A:  Logs are forwarded to the CU Assured AIO or Sensor.  A current list of products with prebuilt plugins can be found here:

Q:  Can I demo CU Assured for testing or demo?

A:  Yes. Please contact your Business Development Consultant or CUACG Auditor.


Q: Is my credit union required to have a Cyber Security program in place?

A:  NCUA Guidelines under Reg 748A require each credit union to “Implement a comprehensive written information security program that includes administrative, technical, and physical safeguards.” In addition, the program needs to be assessed on a regular/required basis and adjusted accordingly based on the results of the assessments.

Q:  How will my staff know how to implement these measures?

A:  PIVOT offers an education component to train all employees using the most up-to-date best practices for handling current threats and compliance requirements.

Q:  We must respond to an examiner in the next 30 days. Can PIVOT help?

A:  Yes. PIVOT’s services are provided based on your needs and time frames both pre-exam and post-exam.

Q:  How should our credit union begin assessing our needs?

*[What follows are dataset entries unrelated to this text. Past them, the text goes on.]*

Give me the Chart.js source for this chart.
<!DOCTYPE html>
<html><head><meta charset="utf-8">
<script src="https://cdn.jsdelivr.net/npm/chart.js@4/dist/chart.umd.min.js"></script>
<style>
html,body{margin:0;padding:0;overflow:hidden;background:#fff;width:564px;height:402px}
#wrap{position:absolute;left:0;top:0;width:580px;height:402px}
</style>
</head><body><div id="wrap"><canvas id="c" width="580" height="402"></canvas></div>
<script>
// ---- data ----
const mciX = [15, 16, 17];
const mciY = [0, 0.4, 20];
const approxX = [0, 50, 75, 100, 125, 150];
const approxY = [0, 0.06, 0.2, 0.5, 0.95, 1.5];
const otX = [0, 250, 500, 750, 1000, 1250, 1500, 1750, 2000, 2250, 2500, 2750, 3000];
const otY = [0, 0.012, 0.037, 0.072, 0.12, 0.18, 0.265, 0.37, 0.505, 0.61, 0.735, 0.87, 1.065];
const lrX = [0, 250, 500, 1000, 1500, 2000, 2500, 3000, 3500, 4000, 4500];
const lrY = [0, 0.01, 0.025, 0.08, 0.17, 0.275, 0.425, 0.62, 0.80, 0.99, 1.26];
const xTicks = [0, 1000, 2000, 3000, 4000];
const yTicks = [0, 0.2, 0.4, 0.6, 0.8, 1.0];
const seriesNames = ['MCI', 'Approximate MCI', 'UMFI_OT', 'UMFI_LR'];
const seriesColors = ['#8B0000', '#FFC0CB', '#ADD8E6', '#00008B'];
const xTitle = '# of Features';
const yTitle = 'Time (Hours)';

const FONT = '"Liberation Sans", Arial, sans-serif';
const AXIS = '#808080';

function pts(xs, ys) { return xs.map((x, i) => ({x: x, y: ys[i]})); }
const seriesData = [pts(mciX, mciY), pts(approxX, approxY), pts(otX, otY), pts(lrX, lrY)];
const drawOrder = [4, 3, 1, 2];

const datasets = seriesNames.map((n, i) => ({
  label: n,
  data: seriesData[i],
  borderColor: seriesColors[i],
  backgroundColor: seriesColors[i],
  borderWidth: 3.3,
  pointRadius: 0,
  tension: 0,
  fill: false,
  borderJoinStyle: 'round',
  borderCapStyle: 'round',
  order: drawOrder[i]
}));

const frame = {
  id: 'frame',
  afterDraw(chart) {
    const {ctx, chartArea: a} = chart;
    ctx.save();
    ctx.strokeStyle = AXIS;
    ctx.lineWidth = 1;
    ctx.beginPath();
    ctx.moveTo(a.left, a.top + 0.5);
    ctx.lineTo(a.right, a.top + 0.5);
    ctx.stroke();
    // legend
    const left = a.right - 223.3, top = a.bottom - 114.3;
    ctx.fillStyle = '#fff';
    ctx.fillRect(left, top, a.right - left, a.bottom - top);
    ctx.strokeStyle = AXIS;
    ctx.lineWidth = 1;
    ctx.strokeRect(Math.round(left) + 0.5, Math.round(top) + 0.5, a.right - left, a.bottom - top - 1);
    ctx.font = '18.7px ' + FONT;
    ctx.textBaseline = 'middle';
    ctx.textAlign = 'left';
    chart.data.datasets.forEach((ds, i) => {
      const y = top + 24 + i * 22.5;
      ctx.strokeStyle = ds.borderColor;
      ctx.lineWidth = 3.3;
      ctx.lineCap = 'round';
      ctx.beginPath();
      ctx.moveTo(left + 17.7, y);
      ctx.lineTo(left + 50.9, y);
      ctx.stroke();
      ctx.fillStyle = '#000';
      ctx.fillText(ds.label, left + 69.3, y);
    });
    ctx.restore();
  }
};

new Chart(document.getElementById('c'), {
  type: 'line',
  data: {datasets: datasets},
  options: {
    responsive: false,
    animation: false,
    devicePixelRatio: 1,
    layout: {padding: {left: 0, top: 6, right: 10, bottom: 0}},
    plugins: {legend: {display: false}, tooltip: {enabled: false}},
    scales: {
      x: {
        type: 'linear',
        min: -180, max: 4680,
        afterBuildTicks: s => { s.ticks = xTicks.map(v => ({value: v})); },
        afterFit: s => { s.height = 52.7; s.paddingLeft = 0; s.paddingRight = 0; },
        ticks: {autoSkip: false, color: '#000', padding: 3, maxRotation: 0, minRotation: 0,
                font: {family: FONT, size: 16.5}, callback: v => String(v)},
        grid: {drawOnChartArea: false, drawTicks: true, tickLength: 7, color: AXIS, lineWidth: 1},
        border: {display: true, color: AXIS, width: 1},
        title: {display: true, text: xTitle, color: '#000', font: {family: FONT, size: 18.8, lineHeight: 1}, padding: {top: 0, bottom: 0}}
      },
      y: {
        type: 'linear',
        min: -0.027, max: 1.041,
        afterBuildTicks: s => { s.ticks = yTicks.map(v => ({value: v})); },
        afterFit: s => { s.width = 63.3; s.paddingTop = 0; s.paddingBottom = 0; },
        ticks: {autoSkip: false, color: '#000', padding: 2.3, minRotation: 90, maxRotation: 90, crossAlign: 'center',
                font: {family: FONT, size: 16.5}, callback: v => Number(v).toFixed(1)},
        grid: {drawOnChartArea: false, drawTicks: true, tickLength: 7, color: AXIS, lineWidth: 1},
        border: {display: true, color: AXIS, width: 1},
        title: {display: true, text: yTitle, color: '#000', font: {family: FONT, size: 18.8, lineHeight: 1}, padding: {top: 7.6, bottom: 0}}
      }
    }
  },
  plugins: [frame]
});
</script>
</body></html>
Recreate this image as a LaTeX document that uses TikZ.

A:  PIVOT has created a Road to Successful Information Security Methodology.

  1. The first step is to “Look.” You should do a business assessment to identify critical information assets and internal and external threats and should perform a vulnerability assessment to evaluate risks.
  2. The second step is “Plan” or create a strategy based on those assessments.
  3. The third step is “Act.” PIVOT Group works with your team and your roadmap from the above steps to maintain a safe environment and meet regulatory compliance at your credit union.
  4. The final step is “Repeat.” Information Security is a process requiring continual assessments and improvements.

Q:  How often is vulnerability, penetration and phishing testing done?

A:  It depends on the size of the credit union, the complexity and sophistication of the IT infrastructure, and if the credit union has experienced any material changes or data compromise. A baseline line requirement for smaller credit unions is they should be performed at least once a year. For the medium to the largest credit unions they are performed quarterly, monthly, and sometimes weekly depending on the results of their Risk Assessments.